Earned Sick and Safe Leave Amendment Act of 2013

TO: Councilmember Vincent B. Orange, Sr., Chair, Committee on Business, Consumer, and Regulatory Affairs Councilmember Jack Evans, Chair Committee on Finance and Revenue

FROM: David Deal, CEO and Founder, Community IT Innovators

DATE: October 28, 2013

My name is David Deal. I am the Chief Executive Officer and Founder of Community IT Innovators. Community IT Innovators is a D.C. firm that provides IT services to non-profits; we have been in continuous operation since 1993 and have been an independent company since 2001. We employ 37 staff and a number of contractors. The majority of our work is with organizations headquartered in the Washington, D.C. and Baltimore metropolitan areas.

I support Bill 20-0480, the Earned Sick and Safe Leave Amendment Act of 2013. I also support Bill 20-459, the Minimum Wage Amendment Act of 2013. Both raising the minimum wage and providing all workers with earned sick days are important reforms that will improve the lives of working families in D.C. and will not negatively impact the competitiveness of D.C. businesses. I therefore urge the Committee to send one bill encompassing both the provisions of Bill 20-480 and Bill 20-459 to the whole Council.

As an employer, I have experience implementing D.C.’s sick days law. It has been easy to implement and has not been costly. In our experience, employees do not abuse sick days. On the contrary, providing our employees with benefits like paid sick days has made our business stronger, helping us to retain high quality employees and maintain a healthy workplace.

It makes sense for this law to apply to all workers in D.C., including tipped restaurant workers. Paid sick days are a basic workplace standard akin to the 40 hour work week and paid overtime. It is simply a matter of fairness - workers shouldn’t have to choose between their jobs and their health. And customers should not have to worry that they are being served by sick employees. Workers also shouldn’t have to wait a whole year to use their sick days. Although this provision is in D.C.’s existing law, Community IT Innovators employees are able to begin using their sick days immediately upon employment. This makes sense for all employees, any of whom may become ill sometime during their first year of employment. It is particularly important for low-wage workers, who are concentrated in industries with high turnover. Under the current law, many may never become eligible for sick days at all.

Laws are only as strong as their enforcement mechanisms. In order to maximize the value of D.C.’s sick days law, it is important to take steps to improve employer compliance with the law. A recent audit of D.C.’s paid sick days law found that only 70 percent of businesses were offering workers sick days. The proposed amendments to the sick days law will improve employer compliance.

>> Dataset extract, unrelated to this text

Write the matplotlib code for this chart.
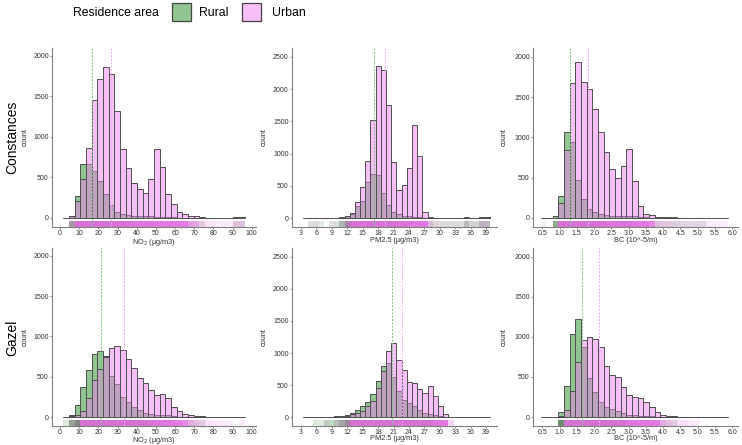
import matplotlib
matplotlib.use("Agg")
import matplotlib.pyplot as plt
import matplotlib.transforms as mtransforms
from matplotlib.patches import Rectangle
import numpy as np

plt.rcParams['font.family'] = ['Liberation Sans', 'DejaVu Sans']

# ---------------- data ----------------
cohorts = ["Constances", "Gazel"]
groups = ["Rural", "Urban"]

# NO2 bins
no2_start, no2_width, no2_n = 1.65, 2.96, 32
no2_const_rural = [0, 30, 270, 665, 665, 585, 450, 300, 160, 75, 50, 40, 30, 25, 20, 20,
                   15, 12, 10, 8, 5, 3, 2, 1, 1, 0, 0, 0, 0, 0, 3, 3]
no2_const_urban = [0, 20, 210, 480, 865, 1455, 1710, 1860, 1770, 1320, 850, 610, 430, 360, 305, 480,
                   850, 625, 290, 170, 75, 50, 30, 25, 10, 5, 3, 2, 2, 1, 12, 12]
no2_gazel_rural = [3, 30, 150, 370, 585, 780, 820, 760, 505, 410, 250, 190, 125, 85, 55, 40,
                   30, 25, 20, 10, 5, 3, 2, 1, 1, 0, 0, 0, 0, 0, 0, 0]
no2_gazel_urban = [0, 10, 20, 80, 230, 455, 595, 745, 850, 875, 830, 720, 610, 480, 420, 340,
                   270, 280, 230, 130, 75, 40, 25, 15, 10, 5, 3, 2, 1, 1, 0, 1]

# PM2.5 bins
pm_start, pm_width, pm_n = 3.39, 1.01, 36
pm_const_rural = [0, 1, 2, 1, 0, 1, 2, 20, 40, 70, 190, 265, 560, 690, 670, 390, 210, 100,
                  60, 40, 30, 20, 15, 10, 5, 3, 2, 2, 1, 2, 1, 15, 5, 5, 15, 15]
pm_const_urban = [0, 1, 1, 0, 0, 1, 1, 5, 30, 80, 250, 480, 890, 1520, 2350, 2290, 1750, 870,
                  430, 510, 780, 1440, 960, 100, 15, 3, 2, 2, 2, 2, 1, 10, 3, 3, 10, 15]
pm_gazel_rural = [0, 0, 2, 2, 10, 10, 15, 25, 40, 70, 120, 180, 240, 360, 560, 800, 840, 630,
                  410, 275, 220, 170, 120, 70, 50, 30, 20, 10, 0, 0, 0, 0, 0, 0, 0, 0]
pm_gazel_urban = [0, 0, 0, 0, 3, 0, 5, 10, 25, 50, 70, 100, 170, 250, 460, 720, 1035, 1160,
                  890, 730, 550, 530, 440, 380, 490, 330, 180, 50, 10, 0, 0, 0, 0, 0, 0, 0]

# BC bins
bc_start, bc_width, bc_n = 0.47, 0.164, 33
bc_const_rural = [0, 0, 30, 270, 1070, 940, 470, 230, 110, 70, 50, 40, 30, 30, 30, 30, 20,
                  10, 10, 5, 3, 2, 2, 2, 1, 1, 1, 1, 1, 0, 0, 0, 0]
bc_const_urban = [1, 0, 5, 180, 845, 1670, 1930, 1690, 1600, 1350, 1070, 820, 610, 500, 640, 860,
                  460, 150, 50, 40, 15, 10, 10, 10, 5, 5, 3, 5, 3, 2, 1, 1, 1]
bc_gazel_rural = [0, 0, 0, 60, 390, 1040, 1225, 870, 490, 310, 185, 120, 100, 70, 50, 30, 20,
                  15, 10, 10, 5, 2, 1, 1, 0, 0, 0, 0, 0, 0, 0, 0, 0]
bc_gazel_urban = [0, 0, 0, 10, 90, 320, 690, 960, 1000, 975, 870, 640, 520, 500, 380, 280, 245,
                  240, 190, 120, 65, 25, 15, 10, 5, 5, 2, 1, 0, 0, 0, 0, 0]

# group means (dashed lines)
means_const = {"NO2": (16.7, 26.7), "PM": (17.3, 19.25), "BC": (1.30, 1.81)}
means_gazel = {"NO2": (21.5, 33.3), "PM": (20.7, 22.65), "BC": (1.66, 2.15)}

# axis ticks / labels
no2_ticks = list(range(0, 101, 10))
pm_ticks = list(range(3, 40, 3))
bc_ticks = [0.5, 1.0, 1.5, 2.0, 2.5, 3.0, 3.5, 4.0, 4.5, 5.0, 5.5, 6.0]
no2_yticks = [0, 500, 1000, 1500, 2000]
pm_yticks = [0, 500, 1000, 1500, 2000, 2500]
bc_yticks = [0, 500, 1000, 1500, 2000]
xlabels = ["NO$_2$ (µg/m3)", "PM2.5 (µg/m3)", "BC (10^-5/m)"]

# ---------------- style ----------------
W, H = 742, 445
fig = plt.figure(figsize=(W / 100, H / 100), dpi=100)

rural_fc = (34/255, 139/255, 34/255, 0.5)
urban_fc = (238/255, 130/255, 238/255, 0.5)
edge_c = "#505050"
rural_rug = (34/255, 139/255, 34/255)
urban_rug = (232/255, 110/255, 232/255)
text_c = "#333333"
spine_c = "#808080"

def px_axes(left, right, top, bottom):
    return fig.add_axes([left / W, 1 - bottom / H, (right - left) / W, (bottom - top) / H])

cols = [
    dict(start=no2_start, width=no2_width, n=no2_n,
         data=[(no2_const_rural, no2_const_urban), (no2_gazel_rural, no2_gazel_urban)],
         means=[means_const["NO2"], means_gazel["NO2"]],
         xt=no2_ticks, xtl=[str(t) for t in no2_ticks], yt=no2_yticks,
         xlim=(-4.17, 102.2), ylim=(-111, 2095), left=52, right=256, ylab_x=28.5),
    dict(start=pm_start, width=pm_width, n=pm_n,
         data=[(pm_const_rural, pm_const_urban), (pm_gazel_rural, pm_gazel_urban)],
         means=[means_const["PM"], means_gazel["PM"]],
         xt=pm_ticks, xtl=[str(t) for t in pm_ticks], yt=pm_yticks,
         xlim=(1.19, 41.08), ylim=(-135, 2635), left=291.7, right=496.7, ylab_x=268),
    dict(start=bc_start, width=bc_width, n=bc_n,
         data=[(bc_const_rural, bc_const_urban), (bc_gazel_rural, bc_gazel_urban)],
         means=[means_const["BC"], means_gazel["BC"]],
         xt=bc_ticks, xtl=[f"{t:.1f}" for t in bc_ticks], yt=bc_yticks,
         xlim=(0.231, 6.165), ylim=(-112, 2108), left=533, right=738, ylab_x=508),
]
rows = [(48, 227), (248, 426)]
xlabel_top = [237.0, 435.0]   # pixel row of the top of each x-axis title

for ci, c in enumerate(cols):
    edges = c["start"] + c["width"] * np.arange(c["n"] + 1)
    for ri, (top, bottom) in enumerate(rows):
        ax = px_axes(c["left"], c["right"], top, bottom)
        rural, urban = c["data"][ri]
        rural = np.asarray(rural, dtype=float)
        urban = np.asarray(urban, dtype=float)
        # bars (Rural first, Urban on top)
        ax.bar(edges[:-1], rural, width=c["width"], align="edge", color=rural_fc,
               edgecolor=edge_c, linewidth=0.7, zorder=2)
        ax.bar(edges[:-1], urban, width=c["width"], align="edge", color=urban_fc,
               edgecolor=edge_c, linewidth=0.7, zorder=3)
        # rug: one strip per bin, opacity from the counts
        trans = mtransforms.blended_transform_factory(ax.transData, ax.transAxes)
        for vals, col in ((rural, rural_rug), (urban, urban_rug)):
            for i, v in enumerate(vals):
                if v <= 0:
                    continue
                a = min(0.9, 0.12 + v / 60.0)
                ax.add_patch(Rectangle((edges[i], 0.0), c["width"], 0.035, transform=trans,
                                       facecolor=col, edgecolor="none", alpha=a, zorder=1))
        # mean lines
        mr, mu = c["means"][ri]
        ax.axvline(mr, color="#7cc97c", lw=0.7, ls=(0, (2, 1.5)), zorder=4)
        ax.axvline(mu, color="#f4aaf4", lw=0.7, ls=(0, (2, 1.5)), zorder=4)

        ax.set_xlim(*c["xlim"])
        ax.set_ylim(*c["ylim"])
        ax.set_xticks(c["xt"])
        ax.set_xticklabels(c["xtl"])
        ax.set_yticks(c["yt"])
        for s in ("top", "right"):
            ax.spines[s].set_visible(False)
        for s in ("left", "bottom"):
            ax.spines[s].set_color(spine_c)
            ax.spines[s].set_linewidth(0.8)
        ax.tick_params(axis="both", length=1.5, width=0.6, color=spine_c, labelsize=5,
                       labelcolor=text_c, pad=0.8)
        ax.set_xlabel(xlabels[ci], fontsize=5.3, color=text_c)
        ax.xaxis.set_label_coords(0.5, -(xlabel_top[ri] - bottom) / (bottom - top))
        ax.set_ylabel("count", fontsize=5.3, color=text_c)
        ax.yaxis.set_label_coords(-(c["left"] - c["ylab_x"]) / (c["right"] - c["left"]), 0.5)
        ax.patch.set_alpha(0)

# row labels
fig.text(12 / W, 1 - 137 / H, cohorts[0], rotation=90, ha="center", va="center",
         fontsize=10, color="black")
fig.text(12 / W, 1 - 338 / H, cohorts[1], rotation=90, ha="center", va="center",
         fontsize=10, color="black")

# legend
fig.text(73 / W, 1 - 12.5 / H, "Residence area", ha="left", va="center", fontsize=8.8, color="black")
box_w, box_h = 19, 18
fig.patches.append(Rectangle((172 / W, 1 - 21 / H), box_w / W, box_h / H, transform=fig.transFigure,
                             facecolor=rural_fc, edgecolor="#444444", linewidth=0.9))
fig.text(199 / W, 1 - 12.5 / H, groups[0], ha="left", va="center", fontsize=8.8, color="black")
fig.patches.append(Rectangle((242 / W, 1 - 21 / H), box_w / W, box_h / H, transform=fig.transFigure,
                             facecolor=urban_fc, edgecolor="#444444", linewidth=0.9))
fig.text(272 / W, 1 - 12.5 / H, groups[1], ha="left", va="center", fontsize=8.8, color="black")

fig.savefig("out.png", dpi=100)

Additionally, to the extent all businesses are required to offer this basic benefit, it provides a level playing field on which all employers have to function. This is certainly true for restaurants, whose competition is primarily other D.C. restaurants.

As an employer and member of the community, I strongly urge the Committee to send a bill including both the provisions of the Earned Sick and Safe Leave Amendment Act of 2013 and those of the Minimum Wage Amendment Act of 2013 to the full Council.